While We Were Sleeping
This development is far from the only project wending its way through the various city agencies—there are in fact almost 500 such units in various stages of the approval and design process at the moment, with a large majority, including the Churchill Street project, falling along the banks of the Fishkill Creek.
Some citizens may think these developments are just what the doctor ordered (obviously to a man and woman everyone on the various boards and the city council does). Some may have concerns. Many citizens may simply be unaware of the plans going on. Even those who know of all the various projects have sparse information on which to form an opinion.
Among the many red flags that all this development is waving for us to look at—and there are plenty—the lack of information is disturbing. Not only information about how these projects might impact the lives of citizens current and future, but also, even more fundamentally, the almost non-existent public notice given for the various meetings where major decisions about the future of the City of Beacon are being made.

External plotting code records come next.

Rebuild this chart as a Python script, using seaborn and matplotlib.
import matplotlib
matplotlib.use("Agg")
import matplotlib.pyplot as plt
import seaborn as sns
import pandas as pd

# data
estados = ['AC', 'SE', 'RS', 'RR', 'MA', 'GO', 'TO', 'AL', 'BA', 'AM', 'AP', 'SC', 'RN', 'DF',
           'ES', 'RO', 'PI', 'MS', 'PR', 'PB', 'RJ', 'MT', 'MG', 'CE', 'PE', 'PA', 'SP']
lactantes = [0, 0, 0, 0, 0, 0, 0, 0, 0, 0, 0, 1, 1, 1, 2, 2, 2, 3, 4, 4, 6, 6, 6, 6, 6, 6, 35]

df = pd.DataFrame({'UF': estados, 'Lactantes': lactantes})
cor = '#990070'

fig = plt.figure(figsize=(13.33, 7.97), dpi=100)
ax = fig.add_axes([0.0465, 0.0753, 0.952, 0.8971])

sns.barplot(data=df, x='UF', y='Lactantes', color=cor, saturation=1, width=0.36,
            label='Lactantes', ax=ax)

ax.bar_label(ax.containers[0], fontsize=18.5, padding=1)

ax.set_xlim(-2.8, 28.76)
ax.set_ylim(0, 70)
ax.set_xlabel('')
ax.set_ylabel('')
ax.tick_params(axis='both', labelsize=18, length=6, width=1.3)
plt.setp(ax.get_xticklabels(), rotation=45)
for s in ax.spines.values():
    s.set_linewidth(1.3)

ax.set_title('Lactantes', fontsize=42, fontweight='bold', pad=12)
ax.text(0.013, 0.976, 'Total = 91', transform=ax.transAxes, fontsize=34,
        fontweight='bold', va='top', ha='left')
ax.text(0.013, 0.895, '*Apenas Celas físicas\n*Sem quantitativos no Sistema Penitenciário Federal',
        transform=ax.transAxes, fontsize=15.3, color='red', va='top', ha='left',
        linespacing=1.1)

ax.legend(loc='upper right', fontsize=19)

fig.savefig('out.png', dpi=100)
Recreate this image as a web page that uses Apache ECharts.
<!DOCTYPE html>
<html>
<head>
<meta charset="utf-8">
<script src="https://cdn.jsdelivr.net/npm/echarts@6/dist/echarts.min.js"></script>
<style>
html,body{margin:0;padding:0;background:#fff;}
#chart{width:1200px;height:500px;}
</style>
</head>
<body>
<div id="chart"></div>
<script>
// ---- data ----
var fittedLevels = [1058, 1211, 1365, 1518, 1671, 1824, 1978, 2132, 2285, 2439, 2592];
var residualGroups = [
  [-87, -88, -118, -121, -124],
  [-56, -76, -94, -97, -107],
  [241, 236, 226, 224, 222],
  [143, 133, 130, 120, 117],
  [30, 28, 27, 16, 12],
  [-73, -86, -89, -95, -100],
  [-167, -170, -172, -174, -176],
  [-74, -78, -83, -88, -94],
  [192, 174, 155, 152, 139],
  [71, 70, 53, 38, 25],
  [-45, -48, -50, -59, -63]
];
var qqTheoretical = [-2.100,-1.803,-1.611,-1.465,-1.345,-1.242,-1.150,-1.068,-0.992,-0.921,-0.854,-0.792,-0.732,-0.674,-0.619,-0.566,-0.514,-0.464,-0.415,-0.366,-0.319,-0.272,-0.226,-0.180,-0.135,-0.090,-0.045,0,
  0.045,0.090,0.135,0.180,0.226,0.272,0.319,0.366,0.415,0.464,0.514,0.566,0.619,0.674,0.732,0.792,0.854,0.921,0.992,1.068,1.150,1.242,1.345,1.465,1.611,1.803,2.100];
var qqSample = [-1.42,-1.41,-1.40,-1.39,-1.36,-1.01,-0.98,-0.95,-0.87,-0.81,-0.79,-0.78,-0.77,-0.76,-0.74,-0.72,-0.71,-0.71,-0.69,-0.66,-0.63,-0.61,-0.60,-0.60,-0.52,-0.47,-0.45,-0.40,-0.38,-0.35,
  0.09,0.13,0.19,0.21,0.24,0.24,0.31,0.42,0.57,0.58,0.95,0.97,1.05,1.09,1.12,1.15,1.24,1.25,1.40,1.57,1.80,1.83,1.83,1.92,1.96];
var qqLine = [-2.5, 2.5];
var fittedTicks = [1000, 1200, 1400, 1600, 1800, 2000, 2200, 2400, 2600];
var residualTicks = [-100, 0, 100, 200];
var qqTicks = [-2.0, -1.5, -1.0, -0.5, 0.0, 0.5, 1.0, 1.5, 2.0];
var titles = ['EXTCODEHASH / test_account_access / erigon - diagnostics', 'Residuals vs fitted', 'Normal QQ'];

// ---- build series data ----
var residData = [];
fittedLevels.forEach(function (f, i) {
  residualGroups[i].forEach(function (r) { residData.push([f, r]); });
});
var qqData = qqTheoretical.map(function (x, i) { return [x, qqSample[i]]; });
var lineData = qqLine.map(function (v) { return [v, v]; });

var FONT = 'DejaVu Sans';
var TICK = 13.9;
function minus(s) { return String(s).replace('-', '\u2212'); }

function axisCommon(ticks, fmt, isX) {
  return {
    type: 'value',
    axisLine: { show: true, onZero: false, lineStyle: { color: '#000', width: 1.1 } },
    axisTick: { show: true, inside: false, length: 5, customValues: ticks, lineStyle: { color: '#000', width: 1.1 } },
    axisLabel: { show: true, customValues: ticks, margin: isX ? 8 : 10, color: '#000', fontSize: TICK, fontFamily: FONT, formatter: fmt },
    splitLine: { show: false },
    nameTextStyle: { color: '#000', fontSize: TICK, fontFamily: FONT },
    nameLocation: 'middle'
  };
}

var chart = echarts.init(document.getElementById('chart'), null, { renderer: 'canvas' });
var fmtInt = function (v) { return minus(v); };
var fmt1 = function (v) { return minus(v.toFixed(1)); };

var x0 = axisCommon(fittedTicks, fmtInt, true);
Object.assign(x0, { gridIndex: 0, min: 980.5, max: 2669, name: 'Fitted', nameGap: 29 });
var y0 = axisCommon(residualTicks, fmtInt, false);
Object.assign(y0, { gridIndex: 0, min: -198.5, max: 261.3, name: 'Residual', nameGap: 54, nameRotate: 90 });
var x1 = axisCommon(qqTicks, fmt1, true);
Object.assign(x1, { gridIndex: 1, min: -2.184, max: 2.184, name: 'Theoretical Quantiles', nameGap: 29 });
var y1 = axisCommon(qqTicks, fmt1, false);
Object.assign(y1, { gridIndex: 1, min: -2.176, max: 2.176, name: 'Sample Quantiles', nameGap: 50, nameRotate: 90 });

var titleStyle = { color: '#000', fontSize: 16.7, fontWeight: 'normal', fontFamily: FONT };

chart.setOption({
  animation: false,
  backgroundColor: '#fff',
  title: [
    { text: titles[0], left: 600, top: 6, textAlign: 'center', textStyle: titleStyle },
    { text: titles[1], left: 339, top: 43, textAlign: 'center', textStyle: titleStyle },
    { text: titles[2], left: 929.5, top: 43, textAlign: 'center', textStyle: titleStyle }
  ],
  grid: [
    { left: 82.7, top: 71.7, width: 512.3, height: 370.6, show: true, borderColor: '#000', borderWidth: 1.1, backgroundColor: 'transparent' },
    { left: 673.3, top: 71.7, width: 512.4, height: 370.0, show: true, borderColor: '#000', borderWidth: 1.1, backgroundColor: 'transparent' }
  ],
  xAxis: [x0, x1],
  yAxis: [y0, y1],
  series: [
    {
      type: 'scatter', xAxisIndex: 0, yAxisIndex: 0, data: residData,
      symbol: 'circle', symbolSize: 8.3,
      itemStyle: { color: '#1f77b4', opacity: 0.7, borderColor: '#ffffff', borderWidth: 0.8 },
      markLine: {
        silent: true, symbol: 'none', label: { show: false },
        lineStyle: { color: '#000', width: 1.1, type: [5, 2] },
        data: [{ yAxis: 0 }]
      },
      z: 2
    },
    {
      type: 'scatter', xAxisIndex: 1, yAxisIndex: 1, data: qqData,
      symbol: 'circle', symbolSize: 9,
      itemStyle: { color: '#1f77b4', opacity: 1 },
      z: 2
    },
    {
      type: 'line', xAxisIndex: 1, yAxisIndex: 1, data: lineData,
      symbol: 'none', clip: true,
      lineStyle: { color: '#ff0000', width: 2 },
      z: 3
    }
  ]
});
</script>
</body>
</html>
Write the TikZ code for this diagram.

For example, the developer of the Churchill Street sites, Weber Projects III, LLC, sought relief on Lot #1 from the 35-foot maximum building height allowed in the General Business (GB) zone, where the parcel is located. This required an appearance before the Zoning Board of Appeals (ZBA). The meeting was held on the evening of March 17th (which, as some of you may know, is St. Patrick’s Day).
Letter of the Law, But Not the Spirit
of the Comprehensive Plan
As required by law, the City took out a classified ad in its paper of record, the Poughkeepsie Journal, and sent letters to all property owners within 250 feet of the parcel. And that’s it, end of story, the legally required minimum public notice. Four of the seven ZBA members managed to make it, along with a couple of nearby property owners. This was for a decision that would involve a building going up in the heart of the East End that will be 50 percent taller than allowed in the GB zone.
We’ll take a closer look at the zoning board of appeals’ decision in the next post, along with a look at the city council’s subsequent decision to grant a special use permit. We’ll also look at other key issues involving not only this project on Churchill, but the other developments around the city. Today is about asking the City going forward to make a true effort to engage the public more fully in the planning process.
There are any number of ways to accomplish this. First and foremost would be to reinstate the Beacon Free Press as the paper of record for the City of Beacon.
The previous council and city administrator switched over to the Poughkeepsie Journal, with the main rationale being that, since it was a daily paper, there would be no chance of missing a news cycle. This is unlikely with 95 percent of city business, since planning board and zoning appeals meetings are monthly, and agendas for most development matters undertaken by the city council are known well enough in advance. The city could still use the Journal as well. (It appears the Beacon Free Press is still the paper of record for the Town of Fishkill.)
Second is to make sure the ZBA meetings with agendas are posted on the city website, along with minutes. Training for this is apparently in progress, but it was not in place at the time of the St. Patrick’s Day meeting. Putting a synopsis of the agenda of planning board meetings or city council meetings into one of the slides on the website front page would also be helpful.
Here are some other suggestions from our key document developed by the public to guide us in these matters, the City of Beacon Comprehensive Plan. While this document is by its nature flawed and, by its own requirement, past due for an update, this general advice is key to the democratic process. (We’ll also be looking at the Comprehensive Plan, designed to be dynamic and changing and constantly at hand. Unfortunately it has become so static and dusty that the new city administrator was unaware of its existence.)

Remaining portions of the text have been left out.